Buddy”s backyard-barbecue lifestyle looks no more appropriate a solution to Mavis”s malaise than that of her disabled former classmate and unlikely kindred spirit Matt, played with wry, whisky-marinated warmth by Patton Oswalt in full-schlub mode. Ingrained codes of Hollywood romance tell us her redemption lies in a choice between them, but the film”s courageous, potentially divisive third act suggests that self-awareness, once attained, needn”t be accepted.
This is a bold narrative endgame, but Cody”s script makes some specious judgments to get there: her even-handedness is commendable, but she risks patronizing everyone in the film to exhausting effect, notably in a climactic bar-seduction scene where Mavis”s would-be cosmopolitan sluttiness and the low-rent naïvete of Buddy”s wife”s dopey garage band are pitted against each other to equally cruel effect. There”s a tonal thinness to such stretches where, far less sophisticated construction that it was, some of the open-hearted humanism of “Juno” wouldn”t go amiss.

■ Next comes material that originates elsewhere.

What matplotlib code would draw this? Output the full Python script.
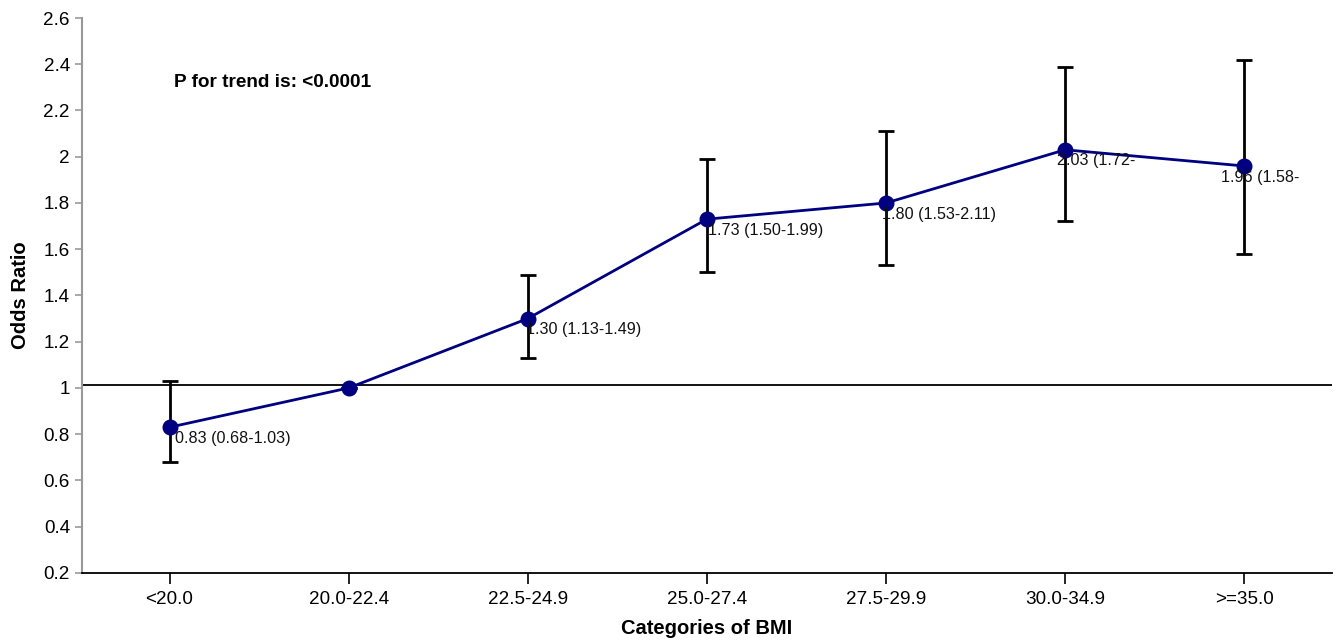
import matplotlib.pyplot as plt
from matplotlib.ticker import FuncFormatter

plt.rcParams["font.family"] = ["Liberation Sans", "DejaVu Sans"]

categories = ["<20.0", "20.0-22.4", "22.5-24.9", "25.0-27.4", "27.5-29.9", "30.0-34.9", ">=35.0"]
odds = [0.83, 1.00, 1.30, 1.73, 1.80, 2.03, 1.96]
ci_low = [0.68, 1.00, 1.13, 1.50, 1.53, 1.72, 1.58]
ci_high = [1.03, 1.00, 1.49, 1.99, 2.11, 2.39, 2.42]
labels = ["0.83 (0.68-1.03)", "", "1.30 (1.13-1.49)", "1.73 (1.50-1.99)",
          "1.80 (1.53-2.11)", "2.03 (1.72-", "1.96 (1.58-"]
# label x offsets in points (the source chart places some oddly)
label_dx = [4, 0, -1, 1, -3, -6, -17]
ref_line = 1.013
yticks = [0.2, 0.4, 0.6, 0.8, 1, 1.2, 1.4, 1.6, 1.8, 2, 2.2, 2.4, 2.6]

fig, ax = plt.subplots(figsize=(13.4, 6.43), dpi=100)
fig.subplots_adjust(left=0.061, right=0.994, top=0.972, bottom=0.109)

x = list(range(len(categories)))
yerr = [[o - l for o, l in zip(odds, ci_low)], [h - o for o, h in zip(odds, ci_high)]]

ax.axhline(ref_line, color="black", lw=1.3, zorder=1)

ax.errorbar(x, odds, yerr=yerr, fmt="none", ecolor="black", elinewidth=2,
            capsize=5.5, capthick=2, zorder=2)
ax.plot(x, odds, color="#000080", lw=2, marker="o", markersize=10.5,
        markerfacecolor="#000080", markeredgecolor="#000080", zorder=3)

for xi, yi, lab, dx in zip(x, odds, labels, label_dx):
    if lab:
        ax.annotate(lab, (xi, yi), xytext=(dx, -8), textcoords="offset points",
                    ha="left", va="center", fontsize=11.6, color="#111111", zorder=4)

ax.text(0.074, 0.883, "P for trend is: <0.0001", transform=ax.transAxes,
        fontsize=13.7, fontweight="bold", va="center", ha="left")

ax.set_xlim(-0.49, 6.49)
ax.set_ylim(0.2, 2.6)
ax.set_xticks(x)
ax.set_xticklabels(categories, fontsize=13.6)
ax.set_yticks(yticks)
ax.yaxis.set_major_formatter(FuncFormatter(lambda v, p: "%g" % round(v, 2)))
ax.tick_params(axis="y", labelsize=13.6, length=5, color="#999999", width=1.2)
ax.tick_params(axis="x", length=8, color="black", width=1.2, pad=5)

ax.spines["top"].set_visible(False)
ax.spines["right"].set_visible(False)
ax.spines["left"].set_color("#999999")
ax.spines["left"].set_linewidth(1.5)
ax.spines["bottom"].set_color("black")
ax.spines["bottom"].set_linewidth(1.3)

ax.set_ylabel("Odds Ratio", fontsize=14.5, fontweight="bold", labelpad=10)
ax.set_xlabel("Categories of BMI", fontsize=14.5, fontweight="bold", labelpad=8)

fig.savefig("out.png", dpi=100)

Happily, these rare instances of undue meanness in the writing are elegantly papered over by Theron”s ferocious star turn: her sharpest, most fluidly capricious work since her career-shifting performance in “Monster” eight years ago, and a welcome workout for the vinegary comic timing that”s been curiously underused since a few far less worthy early-career vehicles. (It”s also arguably the first role of the actress”s career to make interesting, counter-thematic use of her traffic-stopping beauty.)
It”s to Theron”s considerable credit that, as inscrutably unlikeable as Mavis remains for nearly three-quarters of the film”s running time, we”re never really off her side: even in her worst moments, there”s a kind of purposeful poise to her brazenly atrocious behaviour that”s inexplicably admirable. It”s easy to imagine an actress like Katherine Heigl humiliating Mavis by playing down to her; it”s Theron”s sympathy for the devil that makes this pleasingly peppery, savagely sad character study fly. Even to the ugly end, not everyone sees through her: when a sweet loner confesses to Mavis how much she covets her life, it”s the audience”s turn to bewilderedly ask, “Why?”